In the 20th century, oil powered economies. In the 21st, it’s compute—the processing power behind artificial intelligence, advanced simulations, cryptography, and next-generation communications. As a result, the race to control access to the most powerful semiconductors has birthed a new geopolitical doctrine: compute nationalism.
At its core, compute nationalism is the idea that access to high-performance chips—especially GPUs and AI accelerators—confers not just economic advantage, but strategic and military power. In recent years, the United States has moved aggressively to limit access to advanced chips, particularly for China, through a combination of export controls, licensing restrictions, and allied pressure on chipmaking nations. These policies have triggered a global recalibration, with deep implications for the U.S.-China tech rivalry and Europe’s strategic autonomy.
So the key question is: Do these restrictions widen or narrow the global tech gap?
U.S. Strategy: Bottleneck the Brain of AI
Washington’s export controls target the most advanced compute capabilities—namely GPUs and accelerators used in large-scale AI training. In 2022 and 2023, the U.S. introduced measures that:
- Restricted the sale of Nvidia’s A100 and H100 chips to China.
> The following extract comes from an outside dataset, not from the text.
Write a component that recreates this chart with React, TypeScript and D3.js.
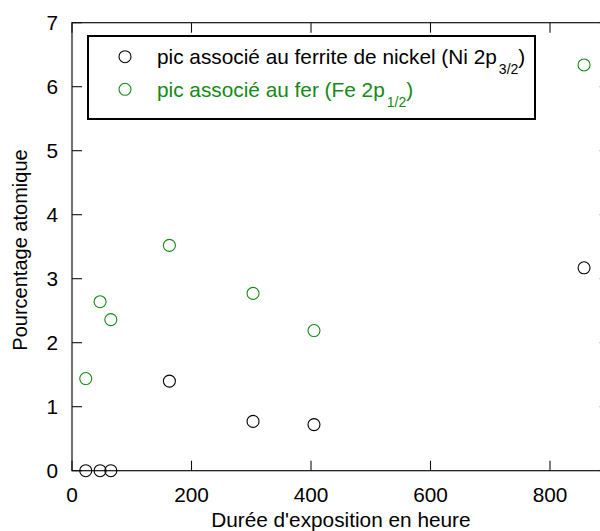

- Blocked China's access to advanced semiconductor manufacturing tools (with Dutch and Japanese cooperation).
- Imposed licensing requirements on U.S.-made AI chips and related IP.
The logic is simple: slow down China’s ability to develop next-generation AI and military technologies, while preserving U.S. and allied advantage. It’s not about commercial competition anymore—it’s about strategic denial.
This move has had real effects:
- Chinese tech companies like Alibaba, Tencent, and Baidu have scrambled to stockpile chips.
- Black market and gray trade in restricted chips have emerged.
- AI development in China has faced hardware bottlenecks, forcing shifts to smaller models and domestically developed chips with lower performance.
But there’s also a risk of accelerating self-reliance. These restrictions could ultimately drive China to double down on domestic alternatives—as seen with Huawei’s progress in chipmaking and China’s AI firms optimizing for lower-end hardware.
China’s Response: Self-Reliance and the Long Game
Beijing views compute restrictions as both a threat and a call to arms. Compute nationalism in China now fuels a two-pronged strategy:
- Build domestic chip capabilities across the stack—from foundries (SMIC) to design (HiSilicon) to packaging.
- Redesign AI architectures to be less dependent on high-end GPUs, relying on efficiency and scale.
In 2023, China launched a $40 billion+ state fund to accelerate chip development and has pushed its tech giants to shift toward locally sourced solutions. Although it will take years to match TSMC or Nvidia in cutting-edge performance, China has clear momentum in:
- Developing edge AI chips and custom accelerators.
- Creating national compute grids to pool hardware.
- Exploring chiplet-based architectures to overcome fabrication limits.
Export controls may slow China down in the short term, but they also force the country to build resilience. If successful, China could reduce long-term dependency on foreign tech and widen its influence over emerging economies seeking affordable compute alternatives.
Europe: Stuck in the Middle
Europe doesn’t produce high-end AI chips at scale, and it imports much of its compute capacity from U.S. cloud providers or Asian manufacturers. This makes the EU particularly vulnerable in a world where compute is politicized.
While Europe leads in AI regulation, ethical standards, and foundational research, it lags in chip sovereignty. The EU has recognized this gap and responded with:
- The European Chips Act, aiming to mobilize €43 billion to support local chip manufacturing and R&D.
- Partnerships with Intel, TSMC, and local firms like STMicroelectronics to boost domestic production.
However, the continent remains caught between U.S.-led controls and China’s ambitions. Europe's digital autonomy depends on:
- Ensuring access to advanced compute (via allies or indigenous innovation).
- Avoiding overreliance on U.S. hyperscalers or Chinese infrastructure.
- Building trusted, secure compute infrastructure for public and private AI applications.
In the context of compute nationalism, Europe must decide whether to align, hedge, or go its own way.
Do Controls Widen or Narrow the Gap?
The answer is both—and it depends on the timeline.
In the short term, export controls widen the gap:
- The U.S. and its allies maintain a decisive lead in AI hardware.
- China is slowed down in scaling frontier models.
- Europe remains dependent but protected under the U.S. security umbrella.
In the long term, controls may narrow the gap by forcing adaptation:
- China accelerates self-sufficiency and innovates under constraint.
- U.S. firms face reduced access to Chinese markets, impacting revenues and scale.
- Global demand for "good enough" compute opens opportunities for second-tier providers.
The bigger question is whether these tech walls will lead to a fragmented compute world, where incompatible ecosystems (Western vs. Chinese) emerge—each with its own chips, cloud platforms, and software stacks. This would be the true legacy of compute nationalism: not just who has the chips, but who defines the digital rules of engagement.